Wang Zhiping

Personal information
- Native name: 王志平
- Born: 11 December 1983 (age 42)
- Height: 172 cm (5 ft 8 in)
- Weight: 56 kg (123 lb)

Sport
- Country: China

= Wang Zhiping =

Chinese race walker (born 1983)

Wang Zhiping (王志平; born 11 December 1983) is a Chinese race walker. He won the 2008 Chinese Athletics Championships in the 20 km walk with a time of 1:19:46 hours and represented China at several World Athletics Race Walking Tour events, finishing 13th at the 2006 IAAF World Race Walking Cup. He later became a national team coach.

==Career==
Wang began training as a professional in 2000 at the Shaanxi Track and Field Sports Management Center.

In May 2002, Wang finished 24th in the 20 km walk and 9th in the 50 km walk at the Chaoyang, Liaoning championships. Later that year, he was runner-up at the Chinese Athletics Championships 50 km walk in Qufu, walking 4:00:23 hours.

Wang was selected to the Chinese national team in 2003 and placed 3rd in the 50 km at the National Race Walking Grand Prix (国竞走大奖赛). Wang was 22nd in the 20 km and 29th in the 50 km at that year's Chinese Athletics Championships. At the 2003 China National Youth Games, Wang was 10th in the 20,000 m track walk.

In 2004, Wang was 14th at a national 20 km walk competition in Guangzhou and was 25th at the 20 km World Athletics Race Walking Tour event in Kunshan. He was 24th in the 20 km walk and 5th in the 50 km walk at the Chinese Athletics Championships in Yenking.

Wang won the 2005 International Athlete (国际级运动健将) and Shaanxi Provincial Outstanding Athlete (陕西省优秀运动员) awards. He was 11th in the 20 km and 10th in the 50 km at the Nanning national competition before finishing runner-up at the 2005 Chinese Athletics Championships 50 km walk. At the Cixi World Athletics Race Walking Tour, he was 19th in the 20 km and he did not finish that year's City Games. He also won the 2005 Asian Race Walking Championships.

At the 2006 Yangzhou World Athletics Race Walking Tour 20 km meet, Wang was 15th. He was 13th at the 2006 IAAF World Race Walking Cup as the 2nd Chinese athlete behind Han Yucheng. In October, Wang finished 3rd at the Xi'an 20 km walk. He was also runner-up again at the national 20 km walking championships.

Wang won a national racewalking grand prix and Olympic qualifying race in 2007, but he did not ultimately represent China at the 2008 Summer Olympics.

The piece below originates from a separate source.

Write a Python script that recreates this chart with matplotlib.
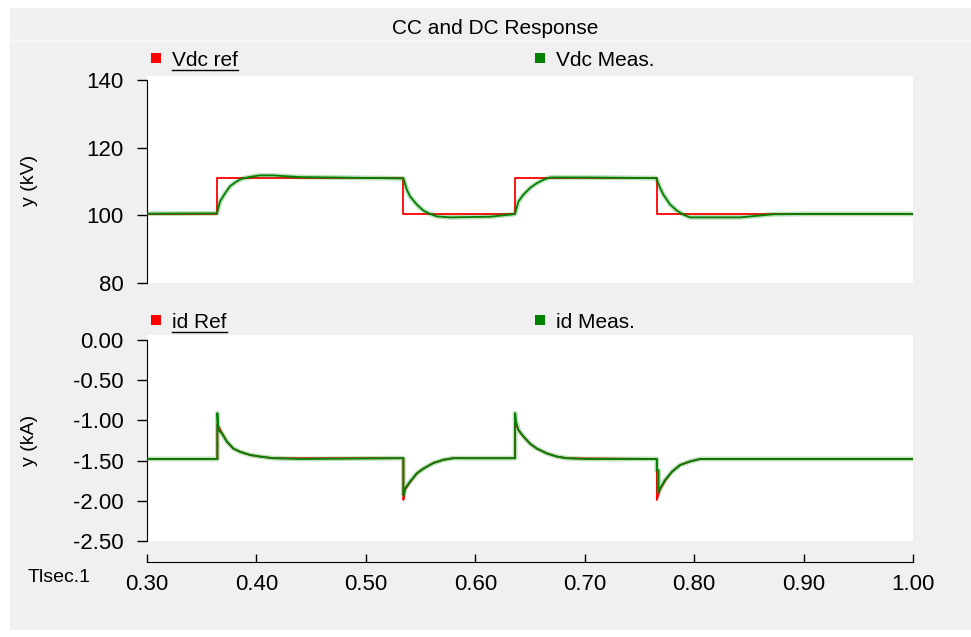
import numpy as np
import matplotlib.pyplot as plt
from matplotlib.patches import Rectangle
from matplotlib.lines import Line2D

plt.rcParams['font.family'] = ['Liberation Sans Narrow', 'Liberation Sans', 'DejaVu Sans']

# DC voltage reference and measurement (kV)
t_vref = [0.30, 0.364, 0.364, 0.534, 0.534, 0.636, 0.636, 0.766, 0.766, 1.00]
vdc_ref = [100.5, 100.5, 111.0, 111.0, 100.5, 100.5, 111.0, 111.0, 100.5, 100.5]

t_vmeas = [0.30, 0.364, 0.3667, 0.3713, 0.3759, 0.3804, 0.385, 0.3914, 0.403, 0.415,
           0.425, 0.44, 0.47, 0.5344, 0.5374, 0.5404, 0.5465, 0.5526, 0.5587, 0.5648,
           0.577, 0.6135, 0.6346, 0.6364, 0.6394, 0.644, 0.6501, 0.6562, 0.6622, 0.6684,
           0.70, 0.765, 0.766, 0.7689, 0.7719, 0.778, 0.7842, 0.7902, 0.7963, 0.842,
           0.8722, 0.90, 1.00]
vdc_meas = [100.5, 100.6, 104.1, 106.5, 108.6, 109.7, 110.6, 111.2, 111.8, 111.8,
            111.6, 111.3, 111.2, 110.9, 107.6, 105.6, 103.2, 101.4, 100.4, 99.7,
            99.4, 99.6, 100.3, 100.5, 104.1, 106.1, 108.1, 109.5, 110.5, 111.2,
            111.2, 111.0, 110.5, 108.1, 106.1, 103.2, 101.4, 100.2, 99.4, 99.4,
            100.3, 100.4, 100.4]

# d-axis current reference and measurement (kA)
t_iref = [0.30, 0.3643, 0.3643, 0.3683, 0.3728, 0.3789, 0.385, 0.3941, 0.4033, 0.4152,
          0.5343, 0.5343, 0.5358, 0.5404, 0.5465, 0.5526, 0.5617, 0.5709, 0.58, 0.6364,
          0.6364, 0.6394, 0.644, 0.6501, 0.6562, 0.6653, 0.6745, 0.6836, 0.7659, 0.7659,
          0.7689, 0.7735, 0.7796, 0.7872, 0.7963, 0.8055, 1.00]
id_ref = [-1.48, -1.48, -1.045, -1.15, -1.26, -1.35, -1.39, -1.43, -1.45, -1.47,
          -1.47, -1.99, -1.86, -1.77, -1.66, -1.60, -1.53, -1.49, -1.47, -1.47,
          -1.02, -1.12, -1.20, -1.29, -1.35, -1.41, -1.45, -1.47, -1.48, -1.99,
          -1.86, -1.75, -1.64, -1.555, -1.51, -1.48, -1.48]

t_imeas = [0.30, 0.3643, 0.3643, 0.3652, 0.3683, 0.3728, 0.3789, 0.385, 0.3941, 0.4033,
           0.4152, 0.44, 0.5343, 0.5343, 0.5358, 0.5404, 0.5465, 0.5526, 0.5617, 0.5709,
           0.58, 0.6364, 0.6364, 0.6373, 0.6394, 0.644, 0.6501, 0.6562, 0.6653, 0.6745,
           0.6836, 0.70, 0.7659, 0.7659, 0.7675, 0.7675, 0.7689, 0.7735, 0.7796, 0.7872,
           0.7963, 0.8055, 1.00]
id_meas = [-1.48, -1.48, -0.91, -1.12, -1.16, -1.26, -1.35, -1.39, -1.43, -1.45,
           -1.47, -1.48, -1.47, -1.93, -1.845, -1.76, -1.66, -1.60, -1.53, -1.49,
           -1.47, -1.47, -0.91, -1.02, -1.12, -1.20, -1.29, -1.35, -1.41, -1.45,
           -1.47, -1.48, -1.48, -1.62, -1.62, -1.89, -1.845, -1.74, -1.64, -1.555,
           -1.51, -1.48, -1.48]

x_ticks = [0.30, 0.40, 0.50, 0.60, 0.70, 0.80, 0.90, 1.00]
v_ticks = [80, 100, 120, 140]
i_ticks = [0.00, -0.50, -1.00, -1.50, -2.00, -2.50]

W, H = 971, 637
fig = plt.figure(figsize=(W / 100, H / 100), dpi=100, facecolor='white')

# grey panel behind everything
fig.patches.append(Rectangle((10 / W, 1 - 630 / H), 961 / W, 622 / H,
                             transform=fig.transFigure, facecolor='#f0f0f0',
                             edgecolor='none', zorder=-10))
fig.lines.append(Line2D([10 / W, 1], [1 - 41 / H, 1 - 41 / H], transform=fig.transFigure,
                        color='#f7f7f7', lw=1.5))

def px_ax(x0, y0, x1, y1):
    return fig.add_axes([x0 / W, 1 - y1 / H, (x1 - x0) / W, (y1 - y0) / H])

red = '#ff0000'
green = '#008000'

ax1 = px_ax(147, 76, 913, 283)
ax2 = px_ax(147, 335, 913, 541)

ax1.plot(t_vref, vdc_ref, color=red, lw=1.3, zorder=2)
ax1.plot(t_vmeas, vdc_meas, color=green, lw=3.5, alpha=0.25, zorder=3)
ax1.plot(t_vmeas, vdc_meas, color=green, lw=1.3, zorder=4)
ax1.set_ylim(80, 140 + 4 / 3.383)
ax1.set_yticks(v_ticks)
ax1.set_yticklabels([str(v) for v in v_ticks])

ax2.plot(t_iref, id_ref, color=red, lw=1.3, zorder=2)
ax2.plot(t_imeas, id_meas, color=green, lw=3.5, alpha=0.25, zorder=3)
ax2.plot(t_imeas, id_meas, color=green, lw=1.3, zorder=4)
ax2.set_ylim(-2.5, 5 / 80.4)
ax2.set_yticks(i_ticks)
ax2.set_yticklabels(['%.2f' % v for v in i_ticks])

for ax in (ax1, ax2):
    ax.set_xlim(0.30, 1.00)
    ax.set_facecolor('white')
    ax.spines['top'].set_visible(False)
    ax.spines['right'].set_visible(False)
    ax.tick_params(axis='y', direction='out', length=7, width=1, pad=10, labelsize=16)

ax1.spines['left'].set_bounds(80, 140)
ax2.spines['left'].set_bounds(-2.5, 0.0)

ax1.spines['bottom'].set_visible(False)
ax1.set_xticks([])

ax2.spines['bottom'].set_position(('outward', 15))
ax2.spines['bottom'].set_bounds(0.30, 1.00)
ax2.set_xticks(x_ticks)
ax2.set_xticklabels(['%.2f' % v for v in x_ticks])
ax2.tick_params(axis='x', direction='in', length=6, width=1, pad=9, labelsize=16)

# titles and labels
fig.text(495 / W, 1 - 28 / H, 'CC and DC Response', ha='center', va='center', fontsize=15)
fig.text(30 / W, 1 - 180 / H, 'y (kV)', rotation=90, ha='center', va='center', fontsize=14)
fig.text(30 / W, 1 - 440 / H, 'y (kA)', rotation=90, ha='center', va='center', fontsize=14)
fig.text(28 / W, 1 - 578 / H, 'Tlsec.1', ha='left', va='center', fontsize=14)

# legends
def legend_item(x, y, color, label, underline):
    fig.patches.append(Rectangle((x / W, 1 - (y + 5) / H), 10 / W, 10 / H,
                                 transform=fig.transFigure, facecolor=color,
                                 edgecolor='none'))
    txt = fig.text((x + 21) / W, 1 - (y + 2) / H, label, ha='left', va='center',
                   fontsize=15)
    if underline:
        fig.canvas.draw()
        bb = txt.get_window_extent()
        fig.lines.append(Line2D([bb.x0 / W, bb.x1 / W], [1 - (y + 12) / H] * 2,
                                transform=fig.transFigure, color='black', lw=1))

legend_item(151, 58, red, 'Vdc ref', True)
legend_item(535, 58, green, 'Vdc Meas.', False)
legend_item(151, 320, red, 'id Ref', True)
legend_item(535, 320, green, 'id Meas.', False)

fig.savefig('out.png', dpi=100, facecolor='white')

On the track, he was 3rd at the Chinese World University Games 10,000 m walk trials and 2nd in the 20,000 m trials. At the National Student Games of China, he was 2nd and 9th in the same two events respectively. Wang was 15th at the Shenzhen World Athletics Racewalking Tour 20 km event and was 4th at the national championships in August.

Wang won the 2008 National Road Walking Championships over 20 km in a 1:19:46 personal best. It was described as his first career podium finish. He did not finish the 2008 Good Luck Beijing race-walking IAAF Tour event and was 20th at the October national championships. Wang was also 3rd at a national 20 km race in 2008.

Wang was runner-up at the March 2009 National Race Walking Championships. He was 46th at the World Athletics Race Walking Tour 20 km event in Wuxi and 6th in a 20 km race in Huhehaote before finishing 19th at the 2009 National Games of China. He was also 3rd at a national racewalking meet and was 4th at the 2009 Chinese Grand Prix, both in the 20 km events.

==Personal life==
Wang is from Shenmu, Yulin, Shaanxi. He graduated from Xi'an Jiaotong University.

In 2021, Wang became a race walking coach for the Xi'an Institute of Physical Education (西安体育学院). He coached three national youth champions. He was also the coach of the Chinese Race Walking School in 2023. In 2024, he led a training group over a new race walking course in Chenggu County. He was also a coach for the Chinese national athletics team, coaching walkers in athletics at the World University Games.